Walter Isaacson is a Professor of History at Tulane and an advisory partner at Perella Weinberg, a financial services firm based in New York City. He is the past CEO of the Aspen Institute, where he is now a Distinguished Fellow, and has been the chairman of CNN and the editor of TIME magazine.
Isaacson’s most recent biography, Leonardo da Vinci (2017), offers new discoveries about Leonardo’s life and work, weaving a narrative that connects his art to his science. He is also the author of The Innovators: How a Group of Hackers, Geniuses, and Geeks Created the Digital Revolution (2014), Steve Jobs (2011), Einstein: His Life and Universe (2007), Benjamin Franklin: An American Life (2003), and Kissinger: A Biography (1992), and co-author of The Wise Men: Six Friends and the World They Made (1986).

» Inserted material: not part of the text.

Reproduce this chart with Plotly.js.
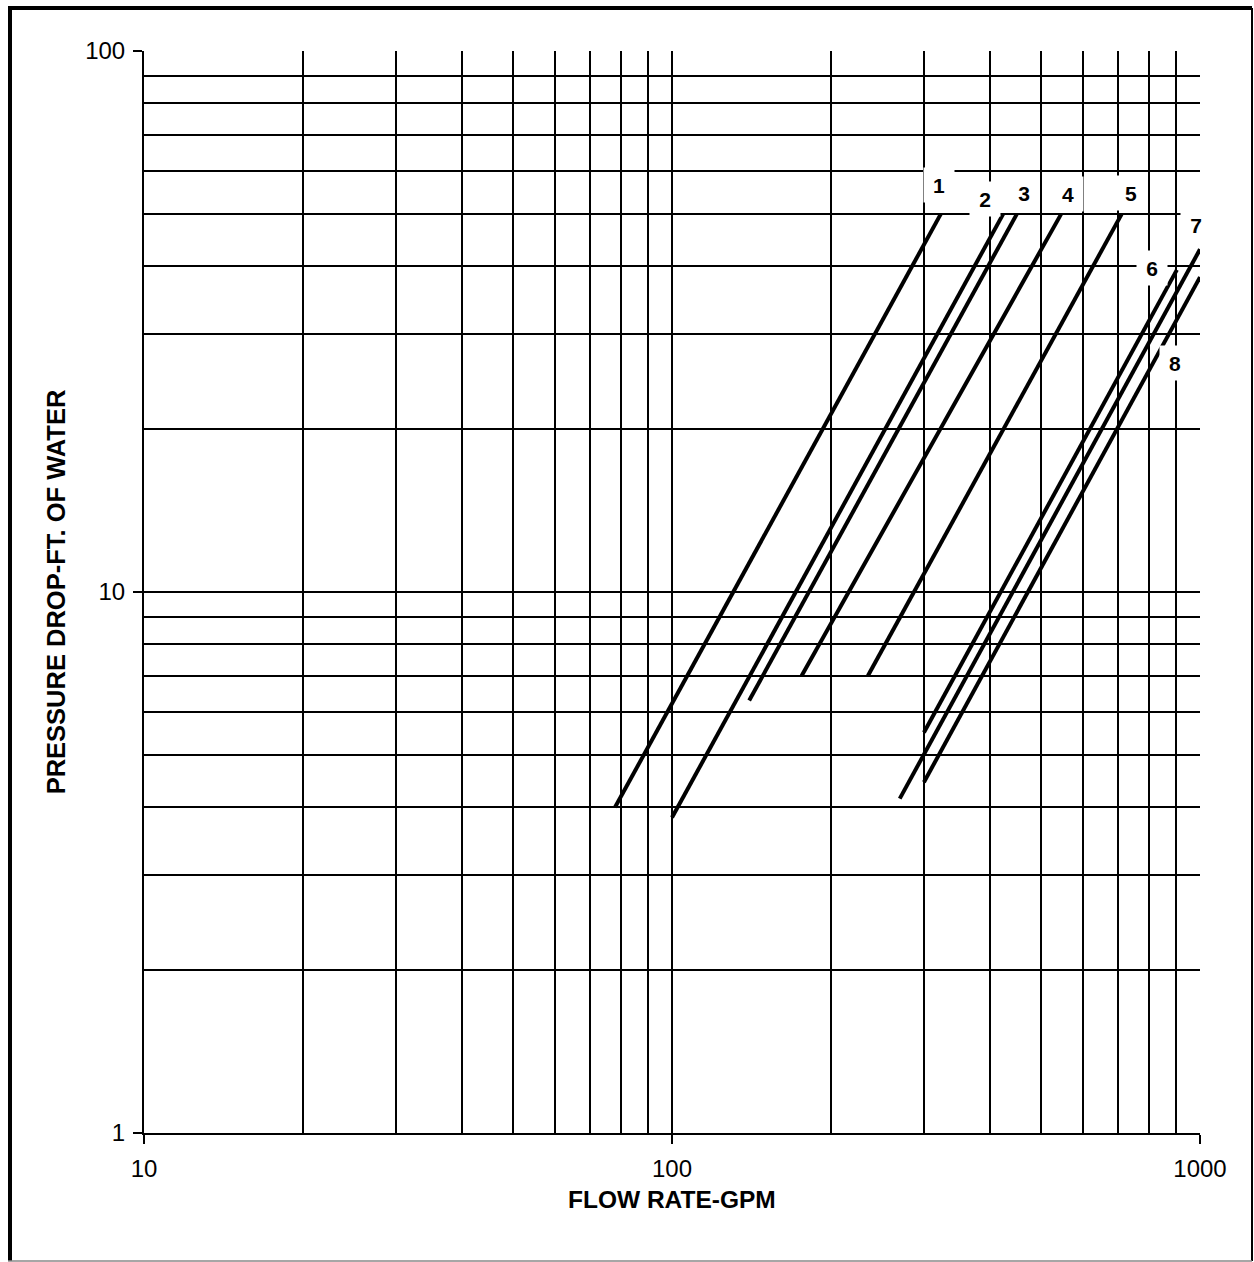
<!DOCTYPE html>
<html>
<head>
<meta charset="utf-8">
<script src="https://cdn.plot.ly/plotly-3.0.1.min.js"></script>
<style>
  html, body { margin: 0; padding: 0; background: #fff; }
  #chart { width: 1254px; height: 1262px; }
</style>
</head>
<body>
<div id="chart"></div>
<script>
// Curve identifiers
const curveNames = ['1', '2', '3', '4', '5', '6', '7', '8'];
// Flow rate (GPM) at each curve's lower and upper end
const flowStart = [78, 100, 140, 176, 235, 300, 270, 300];
const flowEnd   = [323, 424, 450, 546, 711, 904, 1000, 1000];
// Pressure drop (ft of water) at each curve's lower and upper end
const dropStart = [4.0, 3.83, 6.3, 7.0, 7.0, 5.5, 4.15, 4.45];
const dropEnd   = [50, 50, 50, 50, 50, 39.4, 43, 38.2];

// Axis tick values / labels
const xMajor = [10, 100, 1000];
const xMajorText = ['10', '100', '1000'];
const xMinor = [20, 30, 40, 50, 60, 70, 80, 90, 200, 300, 400, 500, 600, 700, 800, 900];
const yMajor = [1, 10, 100];
const yMajorText = ['1', '10', '100'];
const yMinor = [2, 3, 4, 5, 6, 7, 8, 9, 20, 30, 40, 50, 60, 70, 80, 90];
const xTitle = 'FLOW RATE-GPM';
const yTitle = 'PRESSURE DROP-FT. OF WATER';

const traces = curveNames.map((n, i) => ({
  type: 'scatter',
  mode: 'lines',
  name: n,
  x: [flowStart[i], flowEnd[i]],
  y: [dropStart[i], dropEnd[i]],
  line: { color: '#000', width: 4 },
  hoverinfo: 'skip',
  showlegend: false
}));

const F = 'Liberation Sans, Arial, Helvetica, sans-serif';
const W = 1056, H = 1082; // plot area in px
const px = v => (v - 144) / W;
const py = v => (1133 - v) / H;

// Curve labels (white boxes), placed in log-axis coordinates
const labelPos = [
  [2.505, 1.752], [2.593, 1.727], [2.667, 1.738], [2.750, 1.735],
  [2.869, 1.738], [2.909, 1.599], [2.992, 1.678], [2.953, 1.423]
];
const annotations = curveNames.map((n, i) => ({
  x: labelPos[i][0], y: labelPos[i][1], xref: 'x', yref: 'y',
  text: n, showarrow: false,
  font: { family: F, size: 21, color: '#000', weight: 'bold' },
  bgcolor: '#fff', width: 30, height: 34, borderpad: 0
}));
annotations.push({
  x: 0.5, y: py(1199), xref: 'paper', yref: 'paper', xanchor: 'center', yanchor: 'middle',
  text: xTitle, showarrow: false,
  font: { family: F, size: 24.5, color: '#000', weight: 'bold' }
});

const shapes = [
  { type: 'line', xref: 'paper', yref: 'paper', x0: px(10), x1: px(10), y0: py(1261), y1: py(6), line: { color: '#000', width: 4 } },
  { type: 'line', xref: 'paper', yref: 'paper', x0: px(8), x1: px(1252), y0: py(8), y1: py(8), line: { color: '#000', width: 4 } },
  { type: 'line', xref: 'paper', yref: 'paper', x0: px(1252), x1: px(1252), y0: py(8), y1: py(1261), line: { color: '#000', width: 2 } },
  { type: 'line', xref: 'paper', yref: 'paper', x0: px(8), x1: px(1252), y0: py(1261), y1: py(1261), line: { color: '#888', width: 1.5 } }
];

const layout = {
  width: 1254, height: 1262,
  margin: { l: 144, r: 54, t: 51, b: 129, pad: 0 },
  paper_bgcolor: '#fff', plot_bgcolor: '#fff',
  font: { family: F, color: '#000', size: 24 },
  showlegend: false,
  xaxis: {
    type: 'log', range: [1, 3], autorange: false,
    tickvals: xMajor, ticktext: xMajorText,
    ticks: 'outside', ticklen: 9, tickwidth: 1.5, tickcolor: '#000',
    ticklabelstandoff: 4,
    showgrid: true, gridcolor: '#000', gridwidth: 2,
    showline: true, linecolor: '#000', linewidth: 2, mirror: false,
    zeroline: false,
    tickfont: { family: F, size: 24, color: '#000' },
    minor: { tickvals: xMinor, showgrid: true, gridcolor: '#000', gridwidth: 2, ticks: '' }
  },
  yaxis: {
    type: 'log', range: [0, 2], autorange: false,
    tickvals: yMajor, ticktext: yMajorText,
    ticks: 'outside', ticklen: 9, tickwidth: 1.5, tickcolor: '#000',
    ticklabelstandoff: 3,
    showgrid: true, gridcolor: '#000', gridwidth: 2,
    showline: true, linecolor: '#000', linewidth: 2, mirror: false,
    zeroline: false, automargin: true,
    tickfont: { family: F, size: 24, color: '#000' },
    minor: { tickvals: yMinor, showgrid: true, gridcolor: '#000', gridwidth: 2, ticks: '' },
    title: { text: yTitle, font: { family: F, size: 25.5, color: '#000', weight: 'bold' }, standoff: 12 }
  },
  annotations: annotations,
  shapes: shapes
};

Plotly.newPlot('chart', traces, layout, { staticPlot: true, displayModeBar: false });
</script>
</body>
</html>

He is a host of the show “Amanpour and Company” on PBS and CNN, a contributor to CNBC, and host of the podcast “Trailblazers, from Dell Technologies.”
Isaacson was born on May 20, 1952, in New Orleans. He is a graduate of Harvard College and of Pembroke College of Oxford University, where he was a Rhodes Scholar. He began his career at The Sunday Times of London and then the New Orleans Times-Picayune. He joined TIME in 1978 and served as a political correspondent, national editor, and editor of digital media before becoming the magazine’s 14th editor in 1996. He became chairman and CEO of CNN in 2001, and then president and CEO of the Aspen Institute in 2003.
He is chair emeritus of Teach for America. From 2005-2007 he was the vice-chair of the Louisiana Recovery Authority, which oversaw the rebuilding after Hurricane Katrina. He was appointed by President Barack Obama and confirmed by the Senate to serve as the chairman of the Broadcasting Board of Governors, which runs Voice of America, Radio Free Europe, and other international broadcasts of the United States, a position he held from 2009 to 2012.
He is a member of the American Academy of Arts and Sciences, the Royal Society of the Arts, and the American Philosophical Society. He serves on the board of United Airlines, the New Orleans City Planning Commission, the New Orleans Tricentennial Commission, Bloomberg Philanthropies, the Rockefeller Foundation, the Society of American Historians, the U.S. Defense Department Innovation Board, the Carnegie Institution for Science, and My Brother’s Keeper Alliance.